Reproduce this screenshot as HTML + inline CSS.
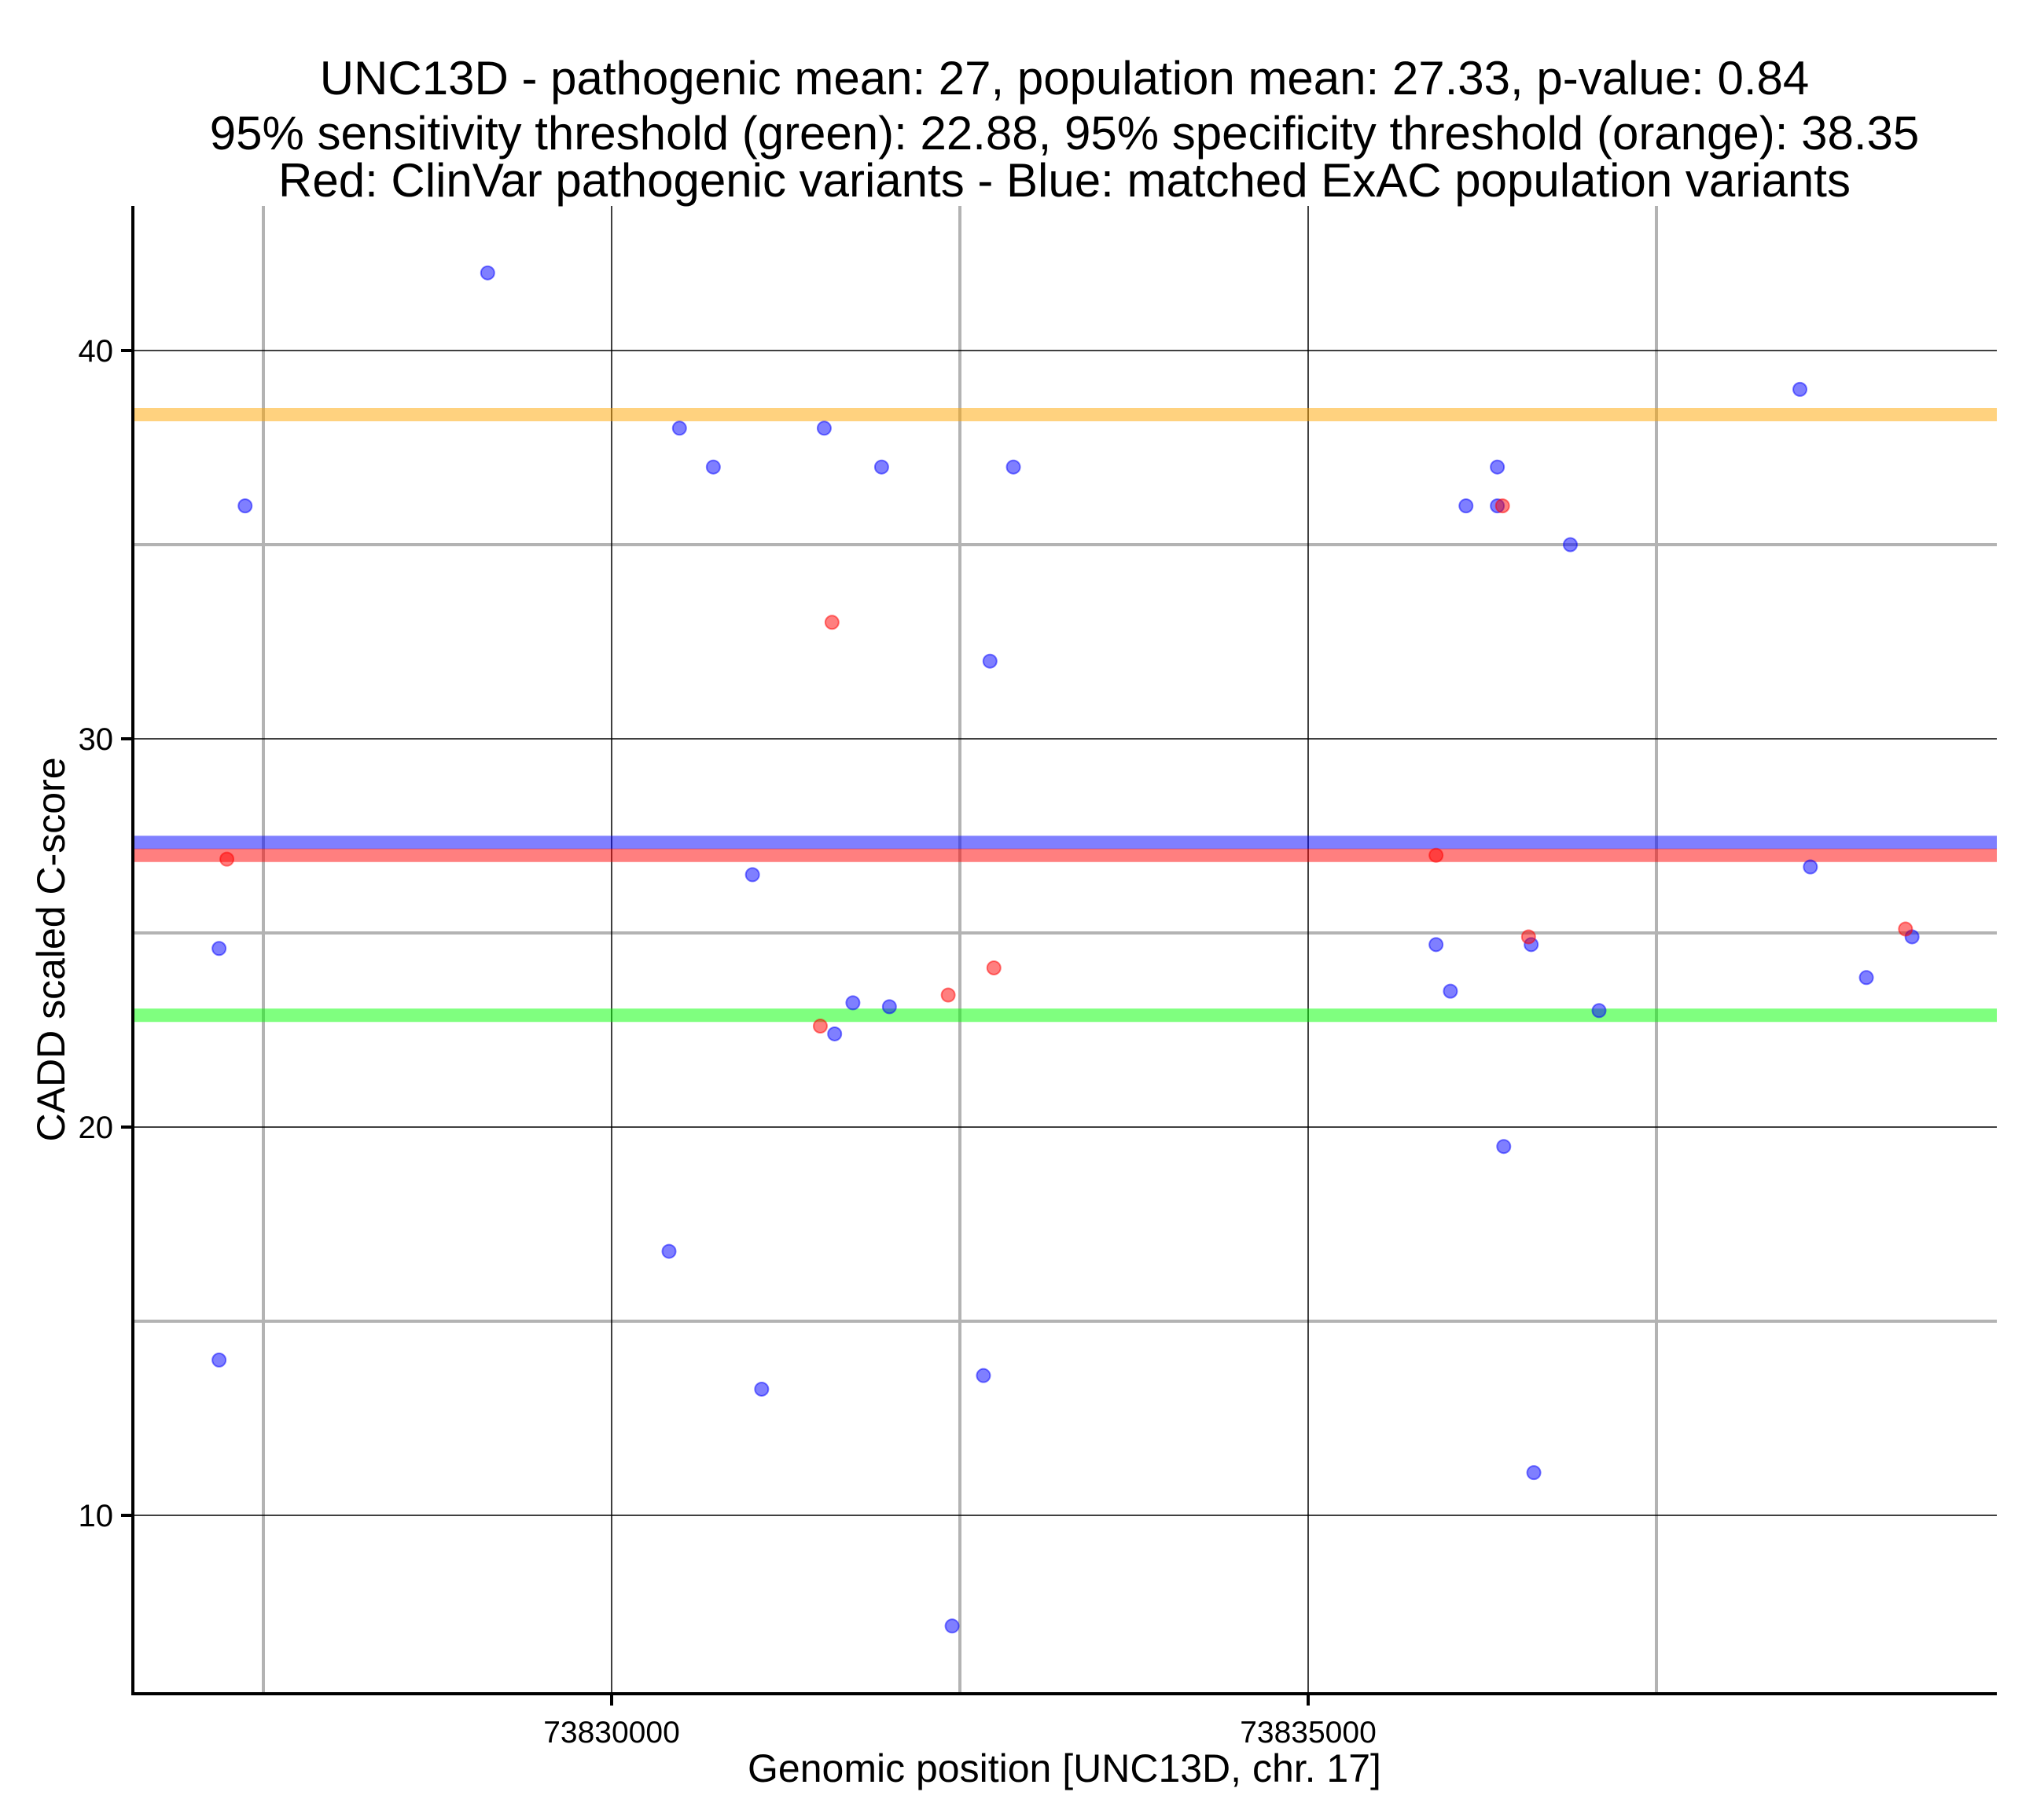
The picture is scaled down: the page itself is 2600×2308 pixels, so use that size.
<!DOCTYPE html>
<html><head><meta charset="utf-8"><style>
html,body{margin:0;padding:0;background:#fff;}
svg{display:block;font-family:"Liberation Sans",Arial,sans-serif;}
</style></head><body>
<svg id="chart" width="2600" height="2308" viewBox="0 0 2600 2308" xmlns="http://www.w3.org/2000/svg">
<g font-size="60" text-anchor="middle" fill="#000">
<text x="1354" y="120">UNC13D - pathogenic mean: 27, population mean: 27.33, p-value: 0.84</text>
<text x="1354" y="190">95% sensitivity threshold (green): 22.88, 95% specificity threshold (orange): 38.35</text>
<text x="1354" y="250">Red: ClinVar pathogenic variants - Blue: matched ExAC population variants</text>
</g>
<g id="grid"></g>
<g id="hlines"></g>
<g id="points"></g>
<g id="axes"></g>
<text x="1354" y="2267" font-size="50" text-anchor="middle">Genomic position [UNC13D, chr. 17]</text>
<text transform="translate(82,1208) rotate(-90)" font-size="50" text-anchor="middle">CADD scaled C-score</text>
</svg>
<script>
const xMajorTicks = [73830000, 73835000];
const xMinorTicks = [73827500, 73832500, 73837500];
const yMajorTicks = [10, 20, 30, 40];
const yMinorTicks = [15, 25, 35];
const blueX = [73827369,73827182,73827182,73829110,73830487,73830730,73831011,73831077,73830412,73831526,73831601,73831732,73831938,73831994,73832444,73832669,73832716,73832884,73835918,73836021,73836133,73836358,73836358,73836404,73836601,73836620,73836882,73837088,73838530,73838605,73839007,73839335];
const blueY = [36,24.6,14.0,42.0,38,37,26.5,13.25,16.8,38,22.4,23.2,37,23.1,7.15,13.6,32,37,24.7,23.5,36,37,36,19.5,24.7,11.1,35,23.0,39,26.7,23.85,24.9];
const redX = [73827238,73831582,73831498,73832416,73832744,73835918,73836395,73836582,73839288];
const redY = [26.9,33,22.6,23.4,24.1,27.0,36,24.9,25.1];
const thresholdNames = ['orange-specificity','blue-population-mean','red-pathogenic-mean','green-sensitivity'];
const thresholdValues = [38.35, 27.33, 27, 22.88];
const thresholdColors = ['rgba(255,165,0,0.5)','rgba(0,0,255,0.5)','rgba(255,0,0,0.5)','rgba(0,255,0,0.5)'];

const L=169,R=2540,T=262,B=2155;
function sx(v){return 778+(v-73830000)*(1664-778)/5000;}
function sy(v){return 446+(40-v)*(1928-446)/30;}
const NS='http://www.w3.org/2000/svg';
function mk(tag,attrs,parent){const e=document.createElementNS(NS,tag);for(const k in attrs)e.setAttribute(k,attrs[k]);parent.appendChild(e);return e;}
const grid=document.getElementById('grid'),hl=document.getElementById('hlines'),pts=document.getElementById('points'),ax=document.getElementById('axes');
yMinorTicks.forEach(v=>{const l=mk('line',{x1:L,x2:R,y1:sy(v),y2:sy(v),stroke:'#b3b3b3','stroke-width':4},grid);

});
xMinorTicks.forEach(v=>{const l=mk('line',{x1:sx(v),x2:sx(v),y1:T,y2:B,stroke:'#b3b3b3','stroke-width':4},grid);

});
yMajorTicks.forEach(v=>{const l=mk('line',{x1:L,x2:R,y1:sy(v),y2:sy(v),stroke:'#000','stroke-width':1.5},grid);

});
xMajorTicks.forEach(v=>{const l=mk('line',{x1:sx(v),x2:sx(v),y1:T,y2:B,stroke:'#000','stroke-width':1.5},grid);

});
thresholdValues.forEach((v,i)=>{const l=mk('line',{x1:L,x2:R,y1:sy(v),y2:sy(v),stroke:thresholdColors[i],'stroke-width':17},hl);

});
blueX.forEach((x,i)=>{const c=mk('circle',{cx:sx(x),cy:sy(blueY[i]),r:8.5,fill:'rgba(0,0,255,0.5)',stroke:'rgba(0,0,255,0.5)','stroke-width':2},pts);

});
redX.forEach((x,i)=>{const c=mk('circle',{cx:sx(x),cy:sy(redY[i]),r:8.5,fill:'rgba(255,0,0,0.5)',stroke:'rgba(255,0,0,0.5)','stroke-width':2},pts);

});
const ya=mk('line',{x1:L,x2:L,y1:T,y2:B+2,stroke:'#000','stroke-width':4},ax);


const xa=mk('line',{x1:L-2,x2:R,y1:B,y2:B,stroke:'#000','stroke-width':4},ax);


yMajorTicks.forEach(v=>{const t=mk('line',{x1:L-15,x2:L,y1:sy(v),y2:sy(v),stroke:'#000','stroke-width':4},ax);


const tx=mk('text',{x:L-25,y:sy(v)+14,'font-size':40,'text-anchor':'end'},ax);tx.textContent=v;

});
xMajorTicks.forEach(v=>{const t=mk('line',{x1:sx(v),x2:sx(v),y1:B,y2:B+15,stroke:'#000','stroke-width':4},ax);


const tx=mk('text',{x:sx(v),y:B+62,'font-size':39,'text-anchor':'middle'},ax);tx.textContent=v;

});
</script>
</body></html>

● ● ● ● ● ● ●

TASK:
Quote everything in the listing above exactly; pictures are the only thing to omit.

TASK ANSWER:
Reproduce this screenshot as HTML + inline CSS.
The picture is scaled down: the page itself is 2600×2308 pixels, so use that size.
<!DOCTYPE html>
<html><head><meta charset="utf-8"><style>
html,body{margin:0;padding:0;background:#fff;}
svg{display:block;font-family:"Liberation Sans",Arial,sans-serif;}
</style></head><body>
<svg id="chart" width="2600" height="2308" viewBox="0 0 2600 2308" xmlns="http://www.w3.org/2000/svg">
<g font-size="60" text-anchor="middle" fill="#000">
<text x="1354" y="120">UNC13D - pathogenic mean: 27, population mean: 27.33, p-value: 0.84</text>
<text x="1354" y="190">95% sensitivity threshold (green): 22.88, 95% specificity threshold (orange): 38.35</text>
<text x="1354" y="250">Red: ClinVar pathogenic variants - Blue: matched ExAC population variants</text>
</g>
<g id="grid"></g>
<g id="hlines"></g>
<g id="points"></g>
<g id="axes"></g>
<text x="1354" y="2267" font-size="50" text-anchor="middle">Genomic position [UNC13D, chr. 17]</text>
<text transform="translate(82,1208) rotate(-90)" font-size="50" text-anchor="middle">CADD scaled C-score</text>
</svg>
<script>
const xMajorTicks = [73830000, 73835000];
const xMinorTicks = [73827500, 73832500, 73837500];
const yMajorTicks = [10, 20, 30, 40];
const yMinorTicks = [15, 25, 35];
const blueX = [73827369,73827182,73827182,73829110,73830487,73830730,73831011,73831077,73830412,73831526,73831601,73831732,73831938,73831994,73832444,73832669,73832716,73832884,73835918,73836021,73836133,73836358,73836358,73836404,73836601,73836620,73836882,73837088,73838530,73838605,73839007,73839335];
const blueY = [36,24.6,14.0,42.0,38,37,26.5,13.25,16.8,38,22.4,23.2,37,23.1,7.15,13.6,32,37,24.7,23.5,36,37,36,19.5,24.7,11.1,35,23.0,39,26.7,23.85,24.9];
const redX = [73827238,73831582,73831498,73832416,73832744,73835918,73836395,73836582,73839288];
const redY = [26.9,33,22.6,23.4,24.1,27.0,36,24.9,25.1];
const thresholdNames = ['orange-specificity','blue-population-mean','red-pathogenic-mean','green-sensitivity'];
const thresholdValues = [38.35, 27.33, 27, 22.88];
const thresholdColors = ['rgba(255,165,0,0.5)','rgba(0,0,255,0.5)','rgba(255,0,0,0.5)','rgba(0,255,0,0.5)'];

const L=169,R=2540,T=262,B=2155;
function sx(v){return 778+(v-73830000)*(1664-778)/5000;}
function sy(v){return 446+(40-v)*(1928-446)/30;}
const NS='http://www.w3.org/2000/svg';
function mk(tag,attrs,parent){const e=document.createElementNS(NS,tag);for(const k in attrs)e.setAttribute(k,attrs[k]);parent.appendChild(e);return e;}
const grid=document.getElementById('grid'),hl=document.getElementById('hlines'),pts=document.getElementById('points'),ax=document.getElementById('axes');
yMinorTicks.forEach(v=>{const l=mk('line',{x1:L,x2:R,y1:sy(v),y2:sy(v),stroke:'#b3b3b3','stroke-width':4},grid);

});
xMinorTicks.forEach(v=>{const l=mk('line',{x1:sx(v),x2:sx(v),y1:T,y2:B,stroke:'#b3b3b3','stroke-width':4},grid);

});
yMajorTicks.forEach(v=>{const l=mk('line',{x1:L,x2:R,y1:sy(v),y2:sy(v),stroke:'#000','stroke-width':1.5},grid);

});
xMajorTicks.forEach(v=>{const l=mk('line',{x1:sx(v),x2:sx(v),y1:T,y2:B,stroke:'#000','stroke-width':1.5},grid);

});
thresholdValues.forEach((v,i)=>{const l=mk('line',{x1:L,x2:R,y1:sy(v),y2:sy(v),stroke:thresholdColors[i],'stroke-width':17},hl);

});
blueX.forEach((x,i)=>{const c=mk('circle',{cx:sx(x),cy:sy(blueY[i]),r:8.5,fill:'rgba(0,0,255,0.5)',stroke:'rgba(0,0,255,0.5)','stroke-width':2},pts);

});
redX.forEach((x,i)=>{const c=mk('circle',{cx:sx(x),cy:sy(redY[i]),r:8.5,fill:'rgba(255,0,0,0.5)',stroke:'rgba(255,0,0,0.5)','stroke-width':2},pts);

});
const ya=mk('line',{x1:L,x2:L,y1:T,y2:B+2,stroke:'#000','stroke-width':4},ax);


const xa=mk('line',{x1:L-2,x2:R,y1:B,y2:B,stroke:'#000','stroke-width':4},ax);


yMajorTicks.forEach(v=>{const t=mk('line',{x1:L-15,x2:L,y1:sy(v),y2:sy(v),stroke:'#000','stroke-width':4},ax);


const tx=mk('text',{x:L-25,y:sy(v)+14,'font-size':40,'text-anchor':'end'},ax);tx.textContent=v;

});
xMajorTicks.forEach(v=>{const t=mk('line',{x1:sx(v),x2:sx(v),y1:B,y2:B+15,stroke:'#000','stroke-width':4},ax);


const tx=mk('text',{x:sx(v),y:B+62,'font-size':39,'text-anchor':'middle'},ax);tx.textContent=v;

});
</script>
</body></html>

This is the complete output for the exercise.